George Eliot: Middlemarch

BOOK VI. THE WIDOW AND THE WIFE.
58. CHAPTER LVIII. (continued)

It was evening when he got home. He was intensely miserable, this strong man of nine-and-twenty and of many gifts. He was not saying angrily within himself that he had made a profound mistake; but the mistake was at work in him like a recognized chronic disease, mingling its uneasy importunities with every prospect, and enfeebling every thought. As he went along the passage to the drawing-room, he heard the piano and singing. Of course, Ladislaw was there. It was some weeks since Will had parted from Dorothea, yet he was still at the old post in Middlemarch. Lydgate had no objection in general to Ladislaw's coming, but just now he was annoyed that he could not find his hearth free. When he opened the door the two singers went on towards the key-note, raising their eyes and looking at him indeed, but not regarding his entrance as an interruption. To a man galled with his harness as poor Lydgate was, it is not soothing to see two people warbling at him, as he comes in with the sense that the painful day has still pains in store. His face, already paler than usual, took on a scowl as he walked across the room and flung himself into a chair.

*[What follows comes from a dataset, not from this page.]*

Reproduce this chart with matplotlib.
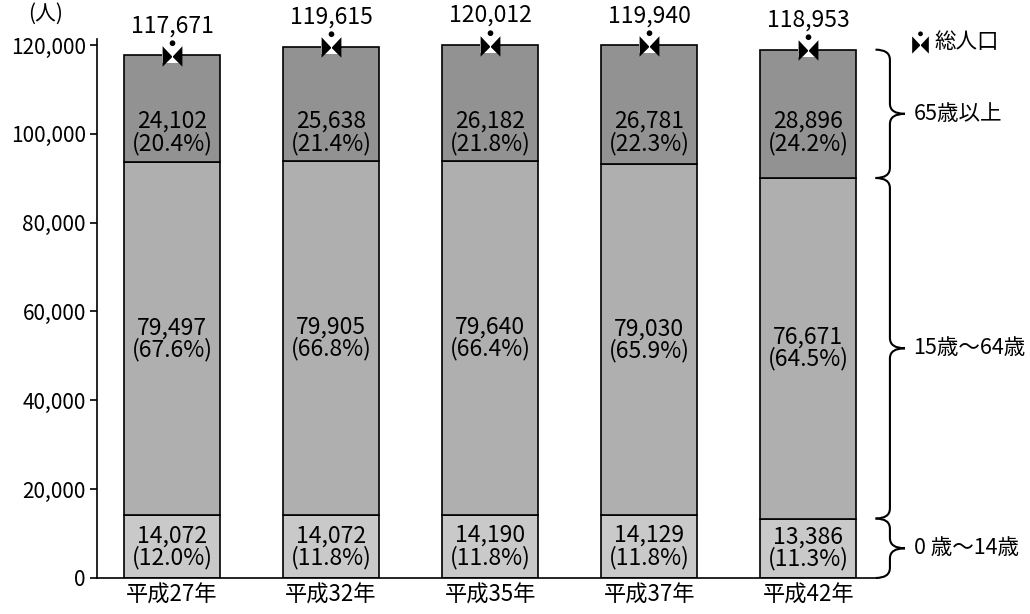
import matplotlib
matplotlib.use("Agg")
import matplotlib.pyplot as plt
import numpy as np
from matplotlib.path import Path
from matplotlib.patches import PathPatch
from matplotlib.transforms import blended_transform_factory

plt.rcParams['font.family'] = ['Noto Sans CJK JP', 'DejaVu Sans']

# データ
years = ['平成27年', '平成32年', '平成35年', '平成37年', '平成42年']
age_0_14 = [14072, 14072, 14190, 14129, 13386]
age_15_64 = [79497, 79905, 79640, 79030, 76671]
age_65 = [24102, 25638, 26182, 26781, 28896]
pct_0_14 = [12.0, 11.8, 11.8, 11.8, 11.3]
pct_15_64 = [67.6, 66.8, 66.4, 65.9, 64.5]
pct_65 = [20.4, 21.4, 21.8, 22.3, 24.2]
totals = [117671, 119615, 120012, 119940, 118953]
group_names = ['0 歳～14歳', '15歳～64歳', '65歳以上']

fig = plt.figure(figsize=(10.3, 6.14), dpi=100)
ax = fig.add_axes([97/1030, 36/614, (875-97)/1030, (578-39)/614])

x = np.arange(len(years))
w = 0.6
a = np.array(age_0_14)
b = np.array(age_15_64)
c = np.array(age_65)

ax.bar(x, a, w, color='#c9c9c9', edgecolor='black', linewidth=1.2)
ax.bar(x, b, w, bottom=a, color='#afafaf', edgecolor='black', linewidth=1.2)
ax.bar(x, c, w, bottom=a+b, color='#929292', edgecolor='black', linewidth=1.2)

fs = 16.5
for i in range(len(x)):
    ax.text(x[i], a[i]/2, f"{a[i]:,}\n({pct_0_14[i]:.1f}%)", ha='center', va='center',
            fontsize=fs, linespacing=0.92)
    ax.text(x[i], a[i]+b[i]/2, f"{b[i]:,}\n({pct_15_64[i]:.1f}%)", ha='center', va='center',
            fontsize=fs, linespacing=0.92)
    ax.text(x[i], 100300, f"{c[i]:,}\n({pct_65[i]:.1f}%)", ha='center', va='center',
            fontsize=fs, linespacing=0.92)
    ax.annotate(f"{totals[i]:,}", (x[i], totals[i]), xytext=(0, 13), textcoords='offset points',
                ha='center', va='bottom', fontsize=fs, annotation_clip=False)

# 総人口マーカー（人型アイコン）
t = np.linspace(0, 2*np.pi, 13)
head = list(zip(0.22*np.cos(t), 0.78 + 0.22*np.sin(t)))
icon_path = Path([(-0.75, 0.55), (0, -0.25), (-0.75, -1), (-0.75, 0.55),
                  (0.75, 0.55), (0, -0.25), (0.75, -1), (0.75, 0.55)] + head,
                 [Path.MOVETO, Path.LINETO, Path.LINETO, Path.CLOSEPOLY,
                  Path.MOVETO, Path.LINETO, Path.LINETO, Path.CLOSEPOLY]
                 + [Path.MOVETO] + [Path.LINETO]*11 + [Path.CLOSEPOLY])

def icon(xs, ys, trans, size):
    kw = dict(transform=trans, clip_on=False, ls='none')
    ax.plot(xs, ys, marker='s', color='white', ms=size*0.75, mew=0, zorder=5, **kw)
    ax.plot(xs, ys, marker=icon_path, color='black', ms=size, mew=0, zorder=6, **kw)

icon(x, np.array(totals) + 500, ax.transData, 19)

ax.set_xlim(-0.472, 4.42)
ax.set_ylim(0, 121350)
ax.set_yticks(np.arange(0, 120001, 20000))
ax.set_yticklabels([f"{v:,}" for v in range(0, 120001, 20000)], fontsize=15)
ax.set_xticks(x)
ax.set_xticklabels(years, fontsize=16)
ax.tick_params(axis='x', length=0, pad=4)
ax.tick_params(axis='y', direction='out', length=5, width=1.2, pad=3)
ax.spines['top'].set_visible(False)
ax.spines['right'].set_visible(False)
ax.spines['left'].set_linewidth(1.2)
ax.spines['bottom'].set_linewidth(1.2)

fig.text(28/1030, 1-14/614, '(人)', fontsize=15, va='center', ha='left')

# 中括弧
tr = blended_transform_factory(fig.transFigure, ax.transData)

def brace(y0, y1, label):
    x0, d, tip, h = 0.864, 0.014, 0.0146, 2300
    ym = (y0 + y1) / 2
    verts = [(x0-d, y1), (x0, y1), (x0, y1-h), (x0, ym+h), (x0, ym), (x0+tip, ym),
             (x0, ym), (x0, ym-h), (x0, y0+h), (x0, y0), (x0-d, y0)]
    codes = [Path.MOVETO, Path.CURVE3, Path.CURVE3, Path.LINETO, Path.CURVE3, Path.CURVE3,
             Path.CURVE3, Path.CURVE3, Path.LINETO, Path.CURVE3, Path.CURVE3]
    ax.add_patch(PathPatch(Path(verts, codes), fill=False, lw=1.5, transform=tr, clip_on=False))
    ax.text(0.887, ym, label, transform=tr, fontsize=15.5, va='center', ha='left')

last = len(x) - 1
brace(0, a[last], group_names[0])
brace(a[last], a[last]+b[last], group_names[1])
brace(a[last]+b[last], totals[last], group_names[2])

# 凡例
icon([920/1030], [1-42/614], fig.transFigure, 16)
fig.text(934/1030, 1-42/614, '総人口', fontsize=15.5, va='center', ha='left')

fig.savefig('out.png', dpi=100)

The singers feeling themselves excused by the fact that they had only three bars to sing, now turned round.

"How are you, Lydgate?" said Will, coming forward to shake hands.

Lydgate took his hand, but did not think it necessary to speak.

"Have you dined, Tertius? I expected you much earlier," said Rosamond, who had already seen that her husband was in a "horrible humor." She seated herself in her usual place as she spoke.

"I have dined. I should like some tea, please," said Lydgate, curtly, still scowling and looking markedly at his legs stretched out before him.

Will was too quick to need more. "I shall be off," he said, reaching his hat.

"Tea is coming," said Rosamond; "pray don't go."